Du point de vue fran­quiste : le repor­tage d’Allison Speers « Cata­lo­nia Infe­lix », Londres 1937 ; « Les leçons de la guerre d’Espagne » du géné­ral Duval, chez Plon ; les « Docu­ments pour l’Histoire » du Ser­vice His­to­rique Mili­taire, Madrid 1945 ; l’«Histoire de la seconde Répu­blique » de J. Pla, Bar­ce­lone 1940.

Reflets littéraires et artistiques

Nous ne pré­ten­dons pas main­te­nant faire le tour de toutes les œuvres lit­té­raires ou artis­tiques ins­pi­rées hors de la pénin­sule par le drame espa­gnol, mais pro­cé­der à un simple rap­pel de celles qui nous ont frap­pé le plus.

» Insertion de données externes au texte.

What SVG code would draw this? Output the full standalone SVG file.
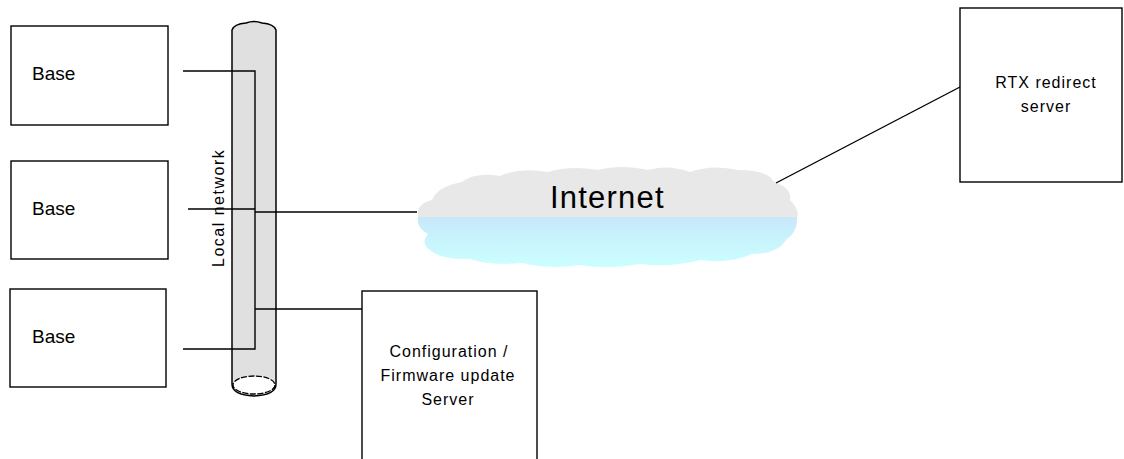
<svg xmlns="http://www.w3.org/2000/svg" width="1124" height="459" viewBox="0 0 1124 459">
<style>
.box{fill:#fff;stroke:#000;stroke-width:1.4}
.t{font-family:"Liberation Sans",Arial,sans-serif;fill:#000}
.lbl{font-size:16px;letter-spacing:1px}
.conn{fill:none;stroke:#000;stroke-width:1.4}
</style>
<defs>
<linearGradient id="cg" x1="0" y1="0" x2="0" y2="1">
<stop offset="0" stop-color="#e8e8e8"/>
<stop offset="0.5" stop-color="#e8e8e8"/>
<stop offset="0.5" stop-color="#c8e8fa"/>
<stop offset="0.7" stop-color="#c8f2fc"/>
<stop offset="1" stop-color="#ccffff"/>
</linearGradient>
</defs>
<rect width="1124" height="459" fill="#fff"/>
<g id="base1"><rect class="box" x="11" y="26" width="157" height="99"/><text class="t" x="32" y="80" font-size="19">Base</text></g>
<g id="base2"><rect class="box" x="11" y="161" width="157" height="98"/><text class="t" x="32" y="215" font-size="19">Base</text></g>
<g id="base3"><rect class="box" x="10" y="289" width="156" height="98"/><text class="t" x="32" y="343" font-size="19">Base</text></g>
<g id="localnet">
<path d="M232,30 L232,384 Q232,395 254,396 Q276,395 276,384 L276,30 Q274,24 262,23 Q254,20 246,23 Q234,24 232,30 Z" fill="#e0e0e0" stroke="#000" stroke-width="1.5"/>
<ellipse cx="254" cy="385" rx="21" ry="9" fill="#fff" stroke="#000" stroke-width="1.3" stroke-dasharray="6,1.5"/>
<text class="t" transform="translate(224,267) rotate(-90)" font-size="16" letter-spacing="1.5">Local network</text>
</g>
<g id="internet">
<path d="M418,216 Q416,204 432,200 Q438,186 462,182 Q475,172 500,176 Q520,167 548,172 Q570,165 598,170 Q620,164 648,170 Q668,164 690,172 Q712,164 738,170 Q768,170 774,182 Q792,188 790,200 Q800,210 797,218 Q798,232 786,240 Q778,254 752,254 Q730,264 700,260 Q670,268 640,264 Q610,270 580,265 Q550,270 522,263 Q490,266 470,259 Q440,260 430,250 Q420,244 428,234 Q416,228 418,216 Z" fill="url(#cg)"/>
<text class="t" x="550" y="208" font-size="31" letter-spacing="1.2">Internet</text>
</g>
<g id="config"><rect class="box" x="362" y="291" width="175" height="175"/>
<text class="t lbl" text-anchor="middle" x="449" y="357">Configuration /</text>
<text class="t lbl" text-anchor="middle" x="448" y="381">Firmware update</text>
<text class="t lbl" text-anchor="middle" x="448" y="405">Server</text>
</g>
<g id="rtx"><rect class="box" x="960" y="8" width="162" height="174"/>
<text class="t lbl" text-anchor="middle" x="1046" y="88">RTX redirect</text>
<text class="t lbl" text-anchor="middle" x="1046" y="112">server</text>
</g>
<g id="connectors">
<path class="conn" d="M183,71 H255 V349 H183"/>
<path class="conn" d="M188,209 H255"/>
<path class="conn" d="M255,212 H417"/>
<path class="conn" d="M255,309 H362"/>
<path class="conn" d="M776,183 L960,87"/>
</g>
</svg>
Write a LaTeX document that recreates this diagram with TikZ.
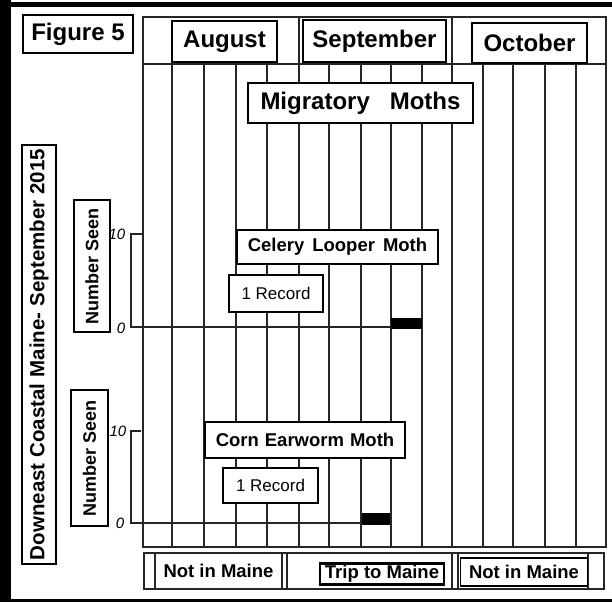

C’est sans doute A. Koest­ler qui a le mieux expri­mé les souf­frances de la guerre en Espagne (Un Tes­ta­ment espa­gnol) at do ses suites en France (La lie de la Terre). Puis l’indignation de G. Ber­na­nos (Les grands cime­tières sous la lune), les récits de Dos Pas­sos (Intro­duc­tion à la guerre civile), Ste­phen Spen­der (Un monde dans le monde) et Mau­ra (Fière Espagne). Signa­lons quelques notes de Saint-Exu­pe­ry dans ses « car­nets » et les quelques vers de Pre­vert dans « Paroles » que nous citons en tête de cette étude. Sur l’Espagne vingt ans après, de Richard Wright : Espagne Païenne.

Enfin, nous ne pou­vons quit­ter la lit­té­ra­ture sans citer le misé­rable roman d’aventure d’Hemingway (Pour qui sonne le glas) et celui qui relè­ve­rait plu­tôt du jour­na­lisme le plus super­fi­ciel et le plus fre­la­té de Mal­raux (L’Espoir).

Sur le plan ciné­ma­to­gra­phique, sont a men­tion­ner : le bou­le­ver­sant « Guer­ni­ca » de A. Resnais ins­pi­ré par le tableau de Picas­so, le bon « Terre d’Espagne » du pros­ta­li­nien Joris Ivens et le fas­ciste « Alca­zar » de Geni­na. Et aus­si « Espoir » de Mal­raux, peut-être moins mau­vais que le livre. Quant à « Pour qui sonne le glas » le film passe encore en igno­mi­nie le roman.